### DIRECTIVE
Without the pictures, print the lines running from the beginning of the material to the line containing "CartesianGrid, ReferenceLine, Legend", both ends included.
Begin RECORDED DATA
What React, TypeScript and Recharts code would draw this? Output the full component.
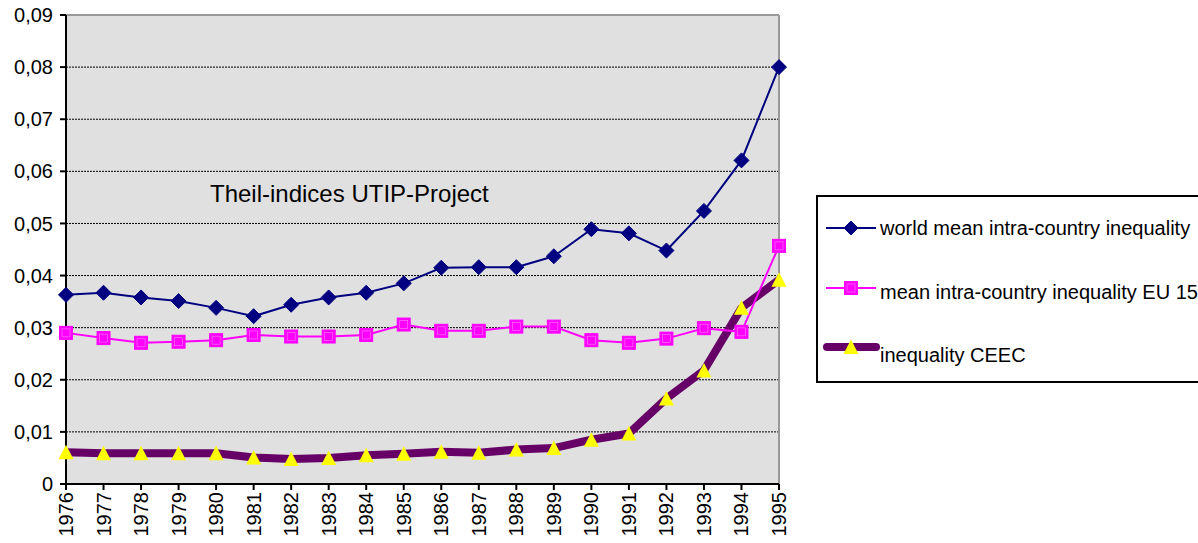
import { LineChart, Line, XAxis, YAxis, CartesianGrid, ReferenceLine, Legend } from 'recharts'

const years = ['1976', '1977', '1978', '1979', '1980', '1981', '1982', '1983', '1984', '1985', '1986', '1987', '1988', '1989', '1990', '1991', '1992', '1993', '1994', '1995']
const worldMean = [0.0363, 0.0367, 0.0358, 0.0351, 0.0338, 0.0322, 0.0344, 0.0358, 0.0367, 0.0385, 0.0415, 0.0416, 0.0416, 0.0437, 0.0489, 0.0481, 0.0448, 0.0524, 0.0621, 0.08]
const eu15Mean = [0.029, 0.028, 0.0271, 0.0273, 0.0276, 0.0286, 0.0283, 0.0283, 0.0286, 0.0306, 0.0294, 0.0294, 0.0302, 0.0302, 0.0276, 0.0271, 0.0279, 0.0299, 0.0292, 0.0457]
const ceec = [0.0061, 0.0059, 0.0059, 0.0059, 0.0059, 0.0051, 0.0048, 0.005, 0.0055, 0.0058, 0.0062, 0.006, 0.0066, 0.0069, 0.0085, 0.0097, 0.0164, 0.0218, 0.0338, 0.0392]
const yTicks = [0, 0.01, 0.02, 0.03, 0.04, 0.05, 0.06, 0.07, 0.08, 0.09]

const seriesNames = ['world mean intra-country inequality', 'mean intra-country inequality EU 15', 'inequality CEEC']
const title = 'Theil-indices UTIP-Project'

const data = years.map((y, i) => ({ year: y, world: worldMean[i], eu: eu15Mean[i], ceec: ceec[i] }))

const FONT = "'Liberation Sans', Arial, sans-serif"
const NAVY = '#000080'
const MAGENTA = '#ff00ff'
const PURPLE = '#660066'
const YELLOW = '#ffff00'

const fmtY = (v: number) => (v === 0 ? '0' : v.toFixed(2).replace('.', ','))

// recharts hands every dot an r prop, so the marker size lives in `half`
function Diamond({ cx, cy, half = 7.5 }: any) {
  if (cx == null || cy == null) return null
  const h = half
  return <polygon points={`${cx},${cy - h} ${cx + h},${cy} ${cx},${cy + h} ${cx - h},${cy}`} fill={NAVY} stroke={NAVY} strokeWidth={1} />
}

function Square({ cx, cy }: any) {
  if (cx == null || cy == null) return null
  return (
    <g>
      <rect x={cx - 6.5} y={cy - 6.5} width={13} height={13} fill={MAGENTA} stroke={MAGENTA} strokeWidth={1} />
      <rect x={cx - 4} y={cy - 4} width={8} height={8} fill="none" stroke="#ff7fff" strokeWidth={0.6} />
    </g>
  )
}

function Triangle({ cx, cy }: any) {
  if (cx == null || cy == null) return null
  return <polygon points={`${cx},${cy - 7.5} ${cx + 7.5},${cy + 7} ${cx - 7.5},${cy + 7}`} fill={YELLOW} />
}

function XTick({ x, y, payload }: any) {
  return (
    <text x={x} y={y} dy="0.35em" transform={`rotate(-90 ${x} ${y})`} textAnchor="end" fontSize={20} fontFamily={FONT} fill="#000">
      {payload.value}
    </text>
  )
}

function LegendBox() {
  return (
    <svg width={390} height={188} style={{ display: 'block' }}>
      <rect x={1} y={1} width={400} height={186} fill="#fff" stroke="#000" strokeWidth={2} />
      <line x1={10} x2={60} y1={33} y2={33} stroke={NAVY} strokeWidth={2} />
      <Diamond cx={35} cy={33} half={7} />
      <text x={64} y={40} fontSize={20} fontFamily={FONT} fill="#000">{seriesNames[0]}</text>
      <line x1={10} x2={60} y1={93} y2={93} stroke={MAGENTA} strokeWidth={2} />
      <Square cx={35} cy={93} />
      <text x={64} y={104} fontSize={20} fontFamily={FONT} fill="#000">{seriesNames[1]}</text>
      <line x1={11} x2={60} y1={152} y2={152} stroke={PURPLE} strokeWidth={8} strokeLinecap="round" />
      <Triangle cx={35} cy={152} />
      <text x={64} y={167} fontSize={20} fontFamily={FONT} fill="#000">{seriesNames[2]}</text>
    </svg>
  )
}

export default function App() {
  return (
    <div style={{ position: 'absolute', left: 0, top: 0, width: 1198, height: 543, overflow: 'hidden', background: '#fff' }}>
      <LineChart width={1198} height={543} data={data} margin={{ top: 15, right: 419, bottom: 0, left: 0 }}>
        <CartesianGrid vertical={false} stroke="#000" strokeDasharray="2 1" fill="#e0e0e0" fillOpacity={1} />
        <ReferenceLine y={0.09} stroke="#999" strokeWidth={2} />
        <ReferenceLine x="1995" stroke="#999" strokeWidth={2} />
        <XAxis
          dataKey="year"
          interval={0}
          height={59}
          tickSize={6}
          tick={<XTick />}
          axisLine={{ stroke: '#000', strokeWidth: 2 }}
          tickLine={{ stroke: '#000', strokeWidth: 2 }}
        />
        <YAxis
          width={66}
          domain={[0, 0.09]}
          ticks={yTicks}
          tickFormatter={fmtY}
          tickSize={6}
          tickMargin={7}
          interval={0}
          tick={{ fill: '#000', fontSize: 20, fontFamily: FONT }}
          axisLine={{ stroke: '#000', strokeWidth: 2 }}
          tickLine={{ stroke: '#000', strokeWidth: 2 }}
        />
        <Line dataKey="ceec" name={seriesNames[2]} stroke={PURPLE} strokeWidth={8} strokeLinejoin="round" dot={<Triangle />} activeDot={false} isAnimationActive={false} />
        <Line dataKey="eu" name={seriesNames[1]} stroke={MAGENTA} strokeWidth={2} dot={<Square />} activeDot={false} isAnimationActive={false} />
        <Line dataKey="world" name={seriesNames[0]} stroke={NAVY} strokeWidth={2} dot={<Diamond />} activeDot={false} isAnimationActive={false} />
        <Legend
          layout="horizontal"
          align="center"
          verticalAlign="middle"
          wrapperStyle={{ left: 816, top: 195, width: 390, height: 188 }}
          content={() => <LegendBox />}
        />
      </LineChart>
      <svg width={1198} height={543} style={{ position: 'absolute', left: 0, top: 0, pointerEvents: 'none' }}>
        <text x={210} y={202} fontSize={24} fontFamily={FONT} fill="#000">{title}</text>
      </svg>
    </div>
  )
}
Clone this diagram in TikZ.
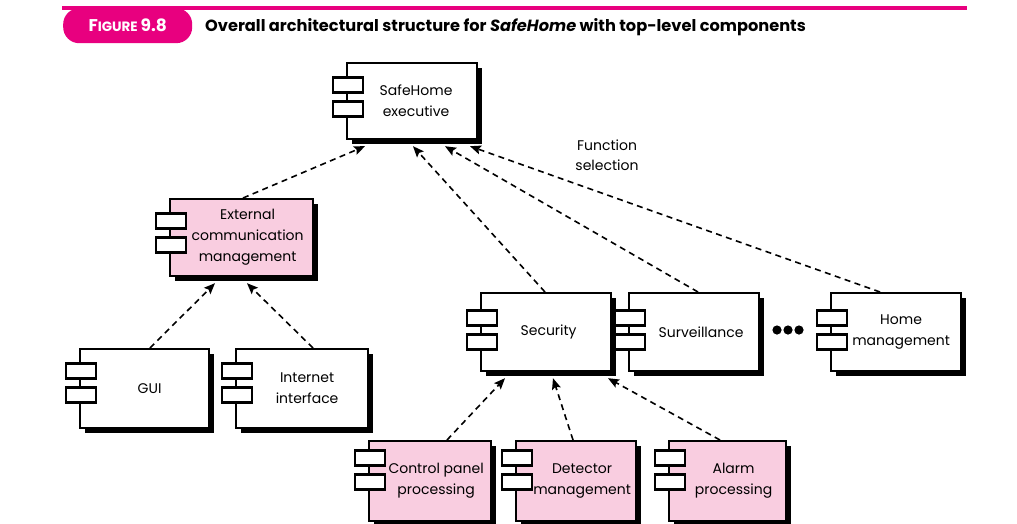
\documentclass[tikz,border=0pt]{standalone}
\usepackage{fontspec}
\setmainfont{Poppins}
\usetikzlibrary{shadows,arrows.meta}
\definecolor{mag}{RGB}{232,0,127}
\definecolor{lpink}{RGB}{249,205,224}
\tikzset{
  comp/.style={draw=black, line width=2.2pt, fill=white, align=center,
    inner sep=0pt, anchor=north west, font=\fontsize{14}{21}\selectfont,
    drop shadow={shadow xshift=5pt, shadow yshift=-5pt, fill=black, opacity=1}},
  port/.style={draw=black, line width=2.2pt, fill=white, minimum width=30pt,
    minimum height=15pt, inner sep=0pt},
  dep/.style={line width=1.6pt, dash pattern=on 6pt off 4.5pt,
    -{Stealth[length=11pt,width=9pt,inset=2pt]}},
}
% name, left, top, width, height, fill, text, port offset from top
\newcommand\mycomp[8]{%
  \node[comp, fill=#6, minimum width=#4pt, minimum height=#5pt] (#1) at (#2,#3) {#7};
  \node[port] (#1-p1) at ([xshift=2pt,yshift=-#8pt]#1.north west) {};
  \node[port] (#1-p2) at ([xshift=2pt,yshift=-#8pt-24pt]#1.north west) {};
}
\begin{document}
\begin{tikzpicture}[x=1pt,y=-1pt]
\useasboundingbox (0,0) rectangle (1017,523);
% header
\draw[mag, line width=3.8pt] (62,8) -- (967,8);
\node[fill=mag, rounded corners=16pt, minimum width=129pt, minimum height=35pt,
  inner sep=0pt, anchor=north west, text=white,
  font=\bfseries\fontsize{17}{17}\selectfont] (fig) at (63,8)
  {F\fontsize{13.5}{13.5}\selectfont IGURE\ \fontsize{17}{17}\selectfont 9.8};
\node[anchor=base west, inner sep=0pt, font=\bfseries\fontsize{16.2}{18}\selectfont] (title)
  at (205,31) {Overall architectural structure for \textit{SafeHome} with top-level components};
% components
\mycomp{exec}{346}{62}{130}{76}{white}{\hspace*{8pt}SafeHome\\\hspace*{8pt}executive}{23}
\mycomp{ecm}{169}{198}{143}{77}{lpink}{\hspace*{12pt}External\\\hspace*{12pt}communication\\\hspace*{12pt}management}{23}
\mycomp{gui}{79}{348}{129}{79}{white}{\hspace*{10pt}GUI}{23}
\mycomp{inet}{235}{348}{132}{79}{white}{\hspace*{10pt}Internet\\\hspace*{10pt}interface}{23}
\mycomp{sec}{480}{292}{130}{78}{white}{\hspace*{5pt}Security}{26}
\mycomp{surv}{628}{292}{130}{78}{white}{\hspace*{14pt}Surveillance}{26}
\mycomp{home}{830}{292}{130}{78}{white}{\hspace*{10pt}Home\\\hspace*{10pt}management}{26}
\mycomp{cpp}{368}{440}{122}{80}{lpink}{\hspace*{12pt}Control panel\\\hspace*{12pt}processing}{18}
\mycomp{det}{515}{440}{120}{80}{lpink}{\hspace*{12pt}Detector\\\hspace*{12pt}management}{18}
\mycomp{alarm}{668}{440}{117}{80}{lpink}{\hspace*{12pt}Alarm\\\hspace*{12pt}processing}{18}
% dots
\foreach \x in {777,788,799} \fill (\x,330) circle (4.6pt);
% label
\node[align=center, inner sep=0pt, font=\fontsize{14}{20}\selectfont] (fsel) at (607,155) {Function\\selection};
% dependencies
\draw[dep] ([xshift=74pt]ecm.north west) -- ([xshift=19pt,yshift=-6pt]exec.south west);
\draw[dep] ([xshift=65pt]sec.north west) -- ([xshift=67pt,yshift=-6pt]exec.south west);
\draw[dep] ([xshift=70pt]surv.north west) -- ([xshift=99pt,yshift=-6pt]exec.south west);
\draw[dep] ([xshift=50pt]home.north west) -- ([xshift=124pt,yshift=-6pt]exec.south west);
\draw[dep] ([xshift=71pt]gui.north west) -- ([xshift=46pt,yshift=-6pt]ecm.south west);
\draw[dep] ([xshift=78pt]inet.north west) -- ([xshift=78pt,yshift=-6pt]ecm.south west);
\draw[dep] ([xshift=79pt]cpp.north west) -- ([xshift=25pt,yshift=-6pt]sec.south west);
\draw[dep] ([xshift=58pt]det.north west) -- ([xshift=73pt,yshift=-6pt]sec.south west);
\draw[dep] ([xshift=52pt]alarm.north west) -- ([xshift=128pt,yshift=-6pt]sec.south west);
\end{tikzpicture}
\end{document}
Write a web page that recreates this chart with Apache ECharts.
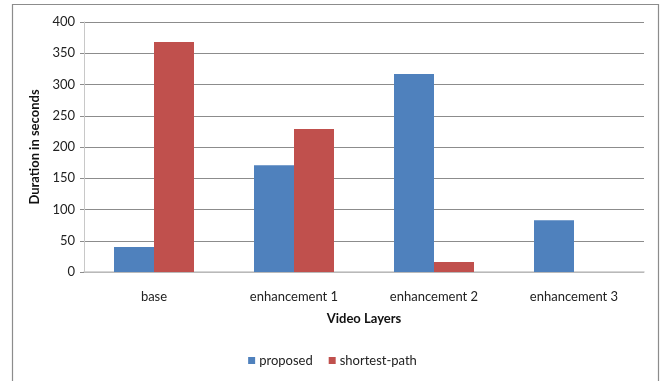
End RECORDED DATA
### FINISHED ANSWER
What React, TypeScript and Recharts code would draw this? Output the full component.
import { LineChart, Line, XAxis, YAxis, CartesianGrid, ReferenceLine, Legend } from 'recharts'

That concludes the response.